More comfort is found in the mussels, steamed in New Belgium Brewing’s Trippel Belgian Style Ale. The mussels come plump and juicy and the surrounding broth, built around garlic and thyme, is too dredge-worthy to resist.

My main complaint about Euclid Hall is that the kitchen can have a heavy hand. While a bit of muscle is appropriate for sausages and poutines, lighter dishes require more delicacy. The rocket salad, for example, was limp from an abundance of lemon vinaigrette. Too much oil obscured the natural crunch of the apple-cabbage slaw. And the braised white sturgeon, a tender white fish, was rendered inedible by the surrounding bowl of too-salty duck brodo.

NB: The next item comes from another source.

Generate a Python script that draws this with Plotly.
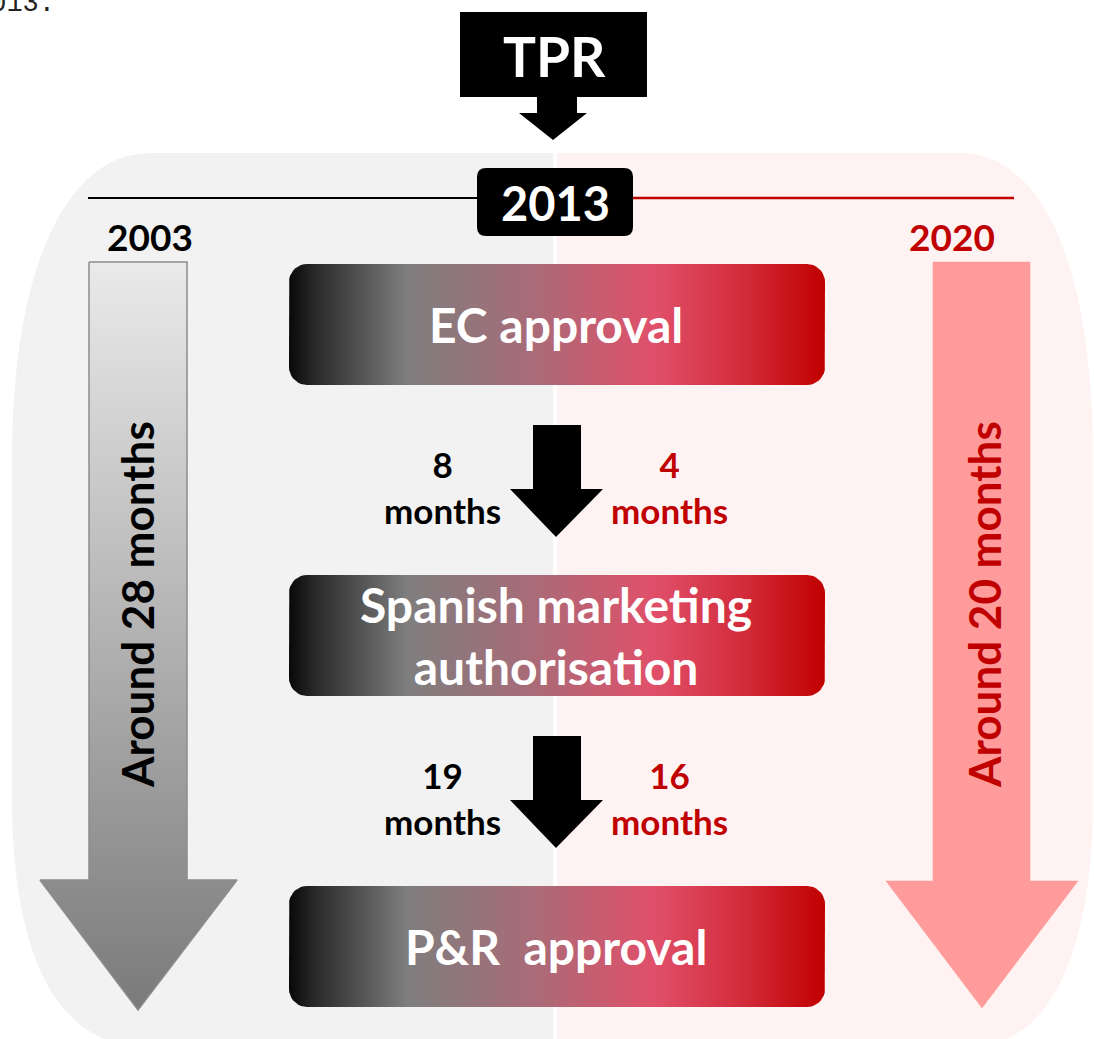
import numpy as np
import plotly.graph_objects as go

# ---------------- data ----------------
years = ["2003", "2013", "2020"]
header_label = "TPR"
stages = ["EC approval", "Spanish marketing<br>authorisation", "P&R  approval"]
months_2003 = [8, 19]
months_2020 = [4, 16]
total_2003 = 28
total_2020 = 20

W, H = 1094, 1039
BLACK = "#000000"
RED = "#C00000"
FONT = "Lato"

fig = go.Figure()
shapes = []
annotations = []

# ---------------- background panels ----------------
shapes.append(dict(type="path", layer="below", line=dict(width=0), fillcolor="#F2F2F2",
                   path="M 553,153 L 150,153 C 70,153 12,260 12,460 L 12,800 "
                        "C 12,950 55,1045 140,1045 L 553,1045 Z"))
shapes.append(dict(type="path", layer="below", line=dict(width=0), fillcolor="#FFF2F2",
                   path="M 557,153 L 960,153 C 1040,153 1093,260 1093,460 L 1093,800 "
                        "C 1093,950 1050,1045 975,1045 L 557,1045 Z"))

# timeline lines
shapes.append(dict(type="line", layer="below", x0=88, x1=490, y0=198, y1=198,
                   line=dict(color=BLACK, width=2)))
shapes.append(dict(type="line", layer="below", x0=620, x1=1014, y0=198, y1=198,
                   line=dict(color=RED, width=2.5)))


def rr_path(x0, y0, x1, y1, r):
    return (f"M {x0+r},{y0} L {x1-r},{y0} Q {x1},{y0} {x1},{y0+r} L {x1},{y1-r} "
            f"Q {x1},{y1} {x1-r},{y1} L {x0+r},{y1} Q {x0},{y1} {x0},{y1-r} "
            f"L {x0},{y0+r} Q {x0},{y0} {x0+r},{y0} Z")


def rr_points(x0, y0, x1, y1, r, n=10):
    xs, ys = [], []
    corners = [(x1 - r, y0 + r, -np.pi / 2, 0), (x1 - r, y1 - r, 0, np.pi / 2),
               (x0 + r, y1 - r, np.pi / 2, np.pi), (x0 + r, y0 + r, np.pi, 1.5 * np.pi)]
    for cx, cy, a0, a1 in corners:
        t = np.linspace(a0, a1, n)
        xs += list(cx + r * np.cos(t))
        ys += list(cy + r * np.sin(t))
    xs.append(xs[0]); ys.append(ys[0])
    return xs, ys


# 2013 box
shapes.append(dict(type="path", layer="below", line=dict(width=0), fillcolor=BLACK,
                   path=rr_path(477, 168, 633, 236, 9)))
annotations.append(dict(x=555, y=203, text=years[1], showarrow=False,
                        font=dict(family=FONT, size=47, color="white", weight=700)))

# TPR box and arrow
shapes.append(dict(type="rect", layer="below", x0=460, x1=647, y0=12, y1=97,
                   line=dict(width=0), fillcolor=BLACK))
shapes.append(dict(type="path", layer="below", line=dict(width=0), fillcolor=BLACK,
                   path="M 537,96 L 577,96 L 577,113 L 587,113 L 553,140 L 519,113 L 537,113 Z"))
annotations.append(dict(x=554, y=56, text=header_label, showarrow=False,
                        font=dict(family=FONT, size=55, color="white", weight=700)))

# year labels
annotations.append(dict(x=150, y=236, text=years[0], showarrow=False,
                        font=dict(family=FONT, size=37, color=BLACK, weight=700)))
annotations.append(dict(x=952, y=236, text=years[2], showarrow=False,
                        font=dict(family=FONT, size=37, color=RED, weight=700)))

# ---------------- big side arrows ----------------
ax = [89, 187, 187, 237, 138, 40, 89, 89]
ay = [262, 262, 880, 880, 1010, 880, 880, 262]
fig.add_trace(go.Scatter(x=ax, y=ay, mode="lines", fill="toself",
                         line=dict(color="#8C8C8C", width=1.5),
                         fillgradient=dict(type="vertical",
                                           colorscale=[[0, "#7A7A7A"], [1, "#EAEAEA"]]),
                         hoverinfo="skip", showlegend=False))
bx = [933, 1030, 1030, 1078, 982, 886, 933, 933]
by = [262, 262, 881, 881, 1008, 881, 881, 262]
fig.add_trace(go.Scatter(x=bx, y=by, mode="lines", fill="toself", fillcolor="#FF9B9B",
                         line=dict(color="#FF9B9B", width=0.5),
                         hoverinfo="skip", showlegend=False))

annotations.append(dict(x=137, y=605, text=f"Around {total_2003} months", showarrow=False,
                        textangle=-90,
                        font=dict(family=FONT, size=44, color=BLACK, weight=700)))
annotations.append(dict(x=984, y=605, text=f"Around {total_2020} months", showarrow=False,
                        textangle=-90,
                        font=dict(family=FONT, size=44, color=RED, weight=700)))

# ---------------- stage boxes ----------------
box_y = [(264, 385), (575, 696), (886, 1007)]
grad = [[0, "#080808"], [0.05, "#2A2A2A"], [0.22, "#7E7E7E"], [0.45, "#A86C78"],
        [0.68, "#E0506A"], [0.85, "#D22B3A"], [1, "#C00000"]]
for (y0, y1), label in zip(box_y, stages):
    xs, ys = rr_points(289, y0, 825, y1, 18)
    fig.add_trace(go.Scatter(x=xs, y=ys, mode="lines", fill="toself",
                             line=dict(width=0, color="rgba(0,0,0,0)"),
                             fillgradient=dict(type="horizontal", colorscale=grad),
                             hoverinfo="skip", showlegend=False))
    annotations.append(dict(x=556, y=(y0 + y1) / 2, text=label, showarrow=False,
                            font=dict(family=FONT, size=48, color="white", weight=700)))

# ---------------- step arrows & month labels ----------------
arrow_tops = [(425, 489, 537), (736, 800, 848)]
for (t, h, tip), m03, m20 in zip(arrow_tops, months_2003, months_2020):
    shapes.append(dict(type="path", layer="above", line=dict(width=0), fillcolor=BLACK,
                       path=f"M 533,{t} L 581,{t} L 581,{h} L 603,{h} L 556,{tip} "
                            f"L 510,{h} L 533,{h} Z"))
    cy = (t + tip) / 2 + 6
    annotations.append(dict(x=442, y=cy, text=f"{m03}<br>months", showarrow=False,
                            font=dict(family=FONT, size=35, color=BLACK, weight=700)))
    annotations.append(dict(x=669, y=cy, text=f"{m20}<br>months", showarrow=False,
                            font=dict(family=FONT, size=35, color=RED, weight=700)))

# clipped caption remnant at the top-left
annotations.append(dict(x=57, y=21, text="2013:", showarrow=False, xanchor="right",
                        yanchor="bottom",
                        font=dict(family="Liberation Mono", size=27, color="#222222")))

fig.update_layout(
    width=W, height=H, margin=dict(l=0, r=0, t=0, b=0),
    paper_bgcolor="white", plot_bgcolor="white",
    xaxis=dict(range=[0, W], visible=False, fixedrange=True),
    yaxis=dict(range=[H, 0], visible=False, fixedrange=True),
    shapes=shapes, annotations=annotations, showlegend=False,
)

fig.write_html("out.html", config={"displayModeBar": False},
               post_script="document.body.style.margin='0';")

The same inconsistency in execution can also be found in the service. Each of my visits began impressively. The waitstaff knows the menu, understands the preparations, and can cite the backstory of brewers on the beer list. But each visit, the wheels fell off. Food arrived before cocktails. Drinks were forgotten. Servers disappeared for long stretches. Although not egregious, the gaps were irritating.

Euclid Hall, perhaps subconsciously, does have an amend-making dessert list. My favorite item is the ice cream sandwich—a slab of butterscotch ice cream served between two warm, crunchy sourdough waffles. It’s not the kind of treat you’d want every day, but that’s true with most things on the menu.

And that’s exactly the point. While there is a time and place for precious food, we all have a need for some filling extravagance every now and then. Euclid Hall meets that need…most of the time.